In Other Words
France’s War on Intelligence
Les Inrockuptibles, No. 429, February 18, 2004, Paris As debate rages in the United States over the Iraq intelligence failures, the current controversy in France is the "war on intelligence." But this debate has little to do with weapons of mass destruction or al Qaeda. From teachers to architects and theater workers to jobless Ph.D.’s, ...
No. 429, February 18, 2004, Paris
As debate rages in the United States over the Iraq intelligence failures, the current controversy in France is the "war on intelligence." But this debate has little to do with weapons of mass destruction or al Qaeda. From teachers to architects and theater workers to jobless Ph.D.’s, members of France’s intellectual class are attacking the conservative government of Prime Minister Jean-Pierre Raffarin for neglecting them.
In the past year, part-time performing artists have canceled the country’s top arts festivals and booed France’s culture minister at the Césars (the French equivalent of the Academy Awards) to protest unemployment insurance reforms. Archaeologists complain about their weakened supervision over construction projects, and lab directors lambaste the government’s refusal to disburse scientific funding. But the war’s coup de grâce was orchestrated by the music and culture magazine Les Inrockuptibles, an upscale French version of Rolling Stone targeted at readers concerned with social justice, post-materialism, and hipness. In February, the magazine united France’s malcontents through a petition titled "Appeal Against the War on Intelligence."
"All the sectors of learning, research, thinking, all the producers of knowledge and public debate, are today the target of a massive attack by an anti-intellectual government," stated the magazine’s editors in the petition. They warned of "the development of… a policy of impoverishment and insecurity aimed at everything that is considered useless, dissident or unproductive in the short term." The essay implied that this conflict could threaten France’s sacrosanct policy of exception culturelle (cultural exception), which employs quotas to promote French films and music in an attempt to fortify French culture against a globalized (read: Americanized) world.
Signatures came at the rate of 700 an hour in the petition’s first week of Internet circulation in February and totaled more than 80,000 by April. The appeal was so successful that the magazine published a 50-page list of signatories, including deconstructionist philosopher Jacques Derrida, anti-establishment hero Daniel Cohn-Bendit, and former Socialist Prime Minister Michel Rocard. The mainstream French media publicized the petition through numerous articles and supportive opinion essays.

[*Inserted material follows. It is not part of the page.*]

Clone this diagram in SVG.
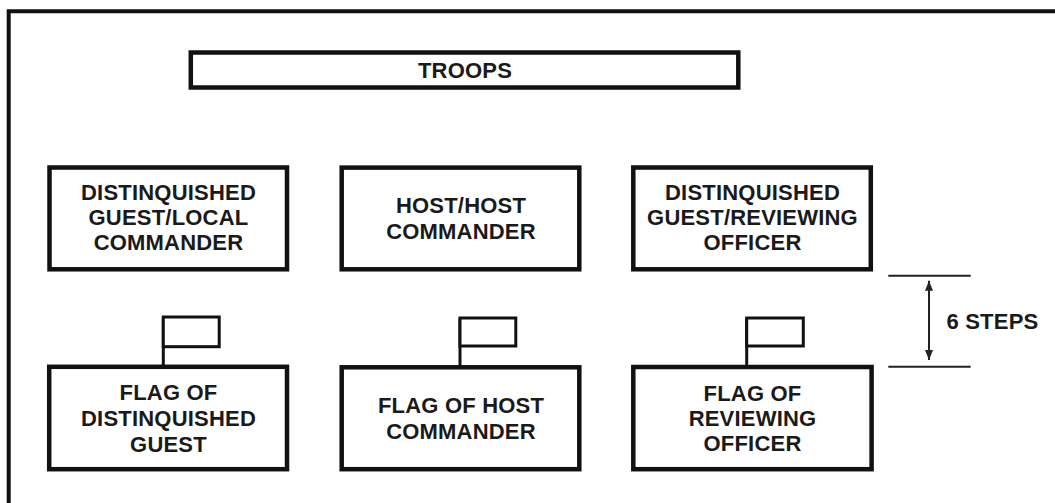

Meanwhile, a similar movement emerged within France’s scientific community. In January, many top French scientists and researchers created a group called Let’s Save Research to protest the decline of science as a national priority. Their complaints were not unfounded: Though the share of France’s gross domestic product devoted to research and development (2.2 percent) compares with that of technological powerhouses Japan (3 percent) and the United States (2.8 percent), funds are frequently withheld to reduce the budget deficit. In 2002, the government froze public research funds and transformed 550 permanent positions for young researchers into temporary research contracts, forcing an exodus of French scientists. Indeed, France is the only developed country that doesn’t recruit its own graduates: About 3,000 science graduates left in 2000 for the United States alone, where salaries and advancement opportunities are much greater.
Let’s Save Research circulated its own Internet petition, which gathered signatures from more than 70,000 French public-sector researchers and nearly 250,000 from the general public. The researchers threatened to resign if the government did not take their concerns seriously. Polls showed 80 percent of the French public supported the researchers. In a dramatic move two weeks before the March 2004 regional elections, more than two thirds of the 5,000 research and laboratory directors at France’s universities and institutes resigned en masse.
Beyond the theatrics, France’s war on intelligence reveals a nation deeply worried about its identity in a globalizing world. What unites many of the strange bedfellows is a fear that economic liberalism leaves little room for anything not immediately useful — whether a theater production or scientific research. These fears were not assuaged when Patrick Devedjian, the junior minister of industry, recently attacked "French intellectuals who have the habit of signing petitions," while "in the United States, they win Nobel Prizes."
Prizes are not necessarily commensurate with spending, but adequate funds are necessary to make discoveries, file patents, and sustain research. In protesting, scientists expressed their fear that Anglo-Saxon capitalism would encroach upon France’s egalitarian research traditions by exposing them to more competition and bottom-line demands. This model could result in lost jobs rather than improved long-term research prospects, they worry.
In the meantime, the one losing his job may be the prime minister. When Raffarin took office in 2002, he vowed to act on behalf of la France d’en-bas (downstairs France), meaning those who come from modest backgrounds rather than the upper classes. But if the humiliating defeat incurred by his government in the March regional elections is any indication, anti-intellectualism is not a winning political strategy in a country where culture and national identity remain so intertwined.